Don't forget that they know a new deal must be hammered out soon, so this is simply gaming for just how much they can cream the tax payer over and above what it's actually worth.
If I had some cash I'd create a new company, take advantage of the "buy more from small firms" statement (which they still have to prove) and beat the crap out of Crapita by being more efficient with the money (which is really not hard - any larger firm generates inefficiencies such as large CEO pensions etc).
To be fair to Capita, their board aren't getting that much for running a £3bn turnover business (in fact all board costs represent about about 0.1% of total costs). I certainly wouldn't want their CEO's job for the paltry seven times my measly salary. And the directors are on the same proportionate pension contribution as the plebs.

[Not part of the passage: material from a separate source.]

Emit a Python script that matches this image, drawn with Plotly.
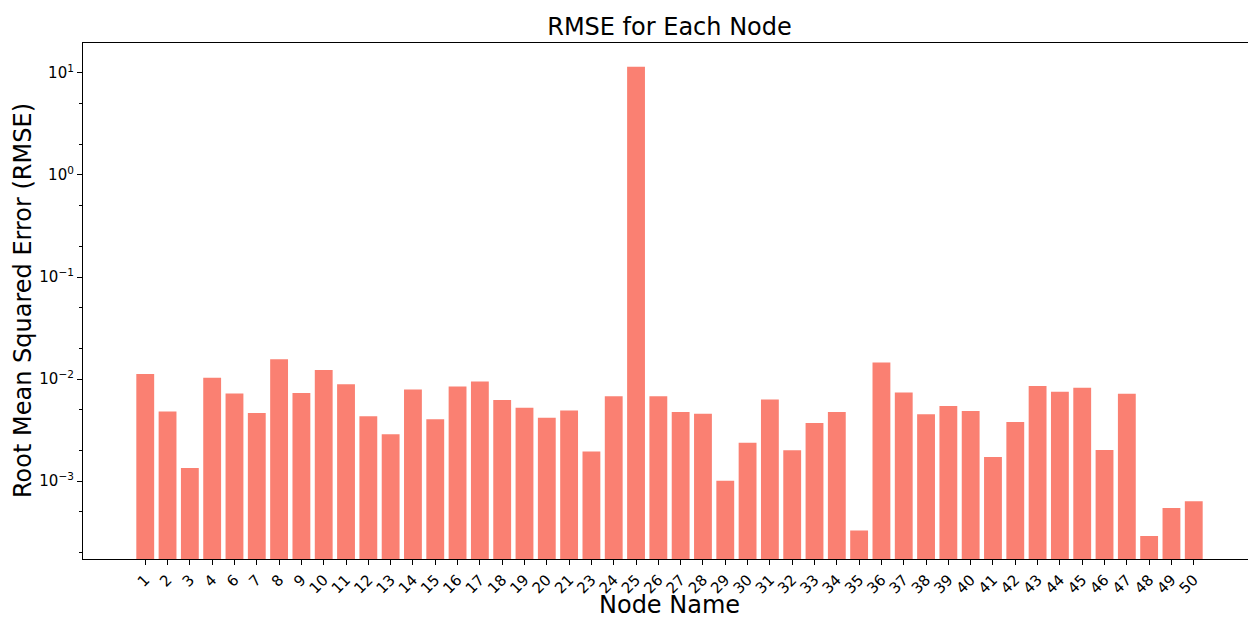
import plotly.graph_objects as go

nodes = ["1", "2", "3", "4", "6", "7", "8", "9", "10", "11", "12", "13", "14", "15", "16",
         "17", "18", "19", "20", "21", "23", "24", "25", "26", "27", "28", "29", "30", "31",
         "32", "33", "34", "35", "36", "37", "38", "39", "40", "41", "42", "43", "44", "45",
         "46", "47", "48", "49", "50"]
rmse = [0.0112, 0.00483, 0.00135, 0.0103, 0.00725, 0.00465, 0.0157, 0.0073, 0.0123, 0.00893,
        0.00432, 0.00288, 0.00793, 0.00404, 0.00848, 0.0095, 0.00624, 0.00525, 0.00419, 0.00494,
        0.00195, 0.00678, 11.5, 0.0068, 0.00476, 0.00458, 0.00101, 0.00238, 0.00632, 0.00201,
        0.00371, 0.00476, 0.000329, 0.01455, 0.0074, 0.00452, 0.00545, 0.00487, 0.00173, 0.0038,
        0.00855, 0.00752, 0.00822, 0.00202, 0.00719, 0.00029, 0.000548, 0.000637]

ytick_vals = [1e-3, 1e-2, 1e-1, 1e0, 1e1]
ytick_text = ["10<sup>−3</sup>", "10<sup>−2</sup>", "10<sup>−1</sup>", "10<sup>0</sup>", "10<sup>1</sup>"]

fig = go.Figure(go.Bar(
    x=list(range(len(nodes))), y=rmse,
    marker=dict(color="#FA8072", line=dict(width=0)),
    width=0.8,
))

font = "DejaVu Sans, Liberation Sans, sans-serif"
W, H = 1248, 611
fig.update_layout(
    width=W, height=H,
    margin=dict(l=75, r=0, t=35, b=60, autoexpand=False),
    paper_bgcolor="white", plot_bgcolor="white",
    font=dict(family=font, color="black"),
    title=dict(text="RMSE for Each Node", xref="paper", x=0.5, xanchor="center",
               yref="container", y=1 - 19 / H, yanchor="middle",
               font=dict(size=24, family=font, color="black")),
    showlegend=False,
    annotations=[
        dict(text="Node Name", xref="paper", yref="paper", x=0.5, y=0,
             xanchor="center", yanchor="middle", yshift=-46, showarrow=False,
             font=dict(size=24, family=font, color="black")),
        dict(text="Root Mean Squared Error (RMSE)", xref="paper", yref="paper", x=0, y=0.5,
             xanchor="center", yanchor="middle", xshift=-60, textangle=-90, showarrow=False,
             font=dict(size=24, family=font, color="black")),
    ],
)
fig.update_xaxes(
    range=[-2.79, 49.79], automargin=False,
    tickmode="array", tickvals=list(range(len(nodes))), ticktext=nodes,
    tickangle=-45, tickfont=dict(size=15),
    ticks="outside", ticklen=5, tickcolor="black",
    showline=True, linecolor="black", linewidth=1.2, mirror=True,
    showgrid=False, zeroline=False,
)
fig.update_yaxes(
    type="log", range=[-3.762, 1.293], automargin=False,
    tickmode="array", tickvals=ytick_vals, ticktext=ytick_text,
    tickfont=dict(size=15),
    ticks="outside", ticklen=5, tickcolor="black",
    minor=dict(ticks="outside", ticklen=3, tickcolor="black", showgrid=False),
    showline=True, linecolor="black", linewidth=1.2, mirror=True,
    showgrid=False, zeroline=False,
)

fig.write_html("out.html")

The inefficiencies they have are (like all crappy BPO companies, including HP, IBM, Accenture et al) are on their balance sheet, where they've built the business by debt funded acquisitions, leading to the top half of the balance sheet being weighted down by tons of "goodwill" (translation: "money we overpaid when buying other companies"), and the bottom half is similarly weighted by debt, that requires regular cash payments of interest. That's why they are always trying to cut costs, rather than to pay for new yachts, and in fact none of the board got a brass razoo for their performance in 2011, and the base salary is intended to be lower quartile by design.
So your Notcapita plc should go on to do great things so long as you remember never to buy other companies. But if you think that by paying yourself nothing that you'll start securing the big tenders, then I'll be surprised!
Without exception I have been told to get the patient to A&E. So in my experience the NHS could just put an automated message system in. I don't see how a private company would do any better. Who knows, with the money they save, they could do some batshit crazy stuff like hiring doctors, nurse, midwives.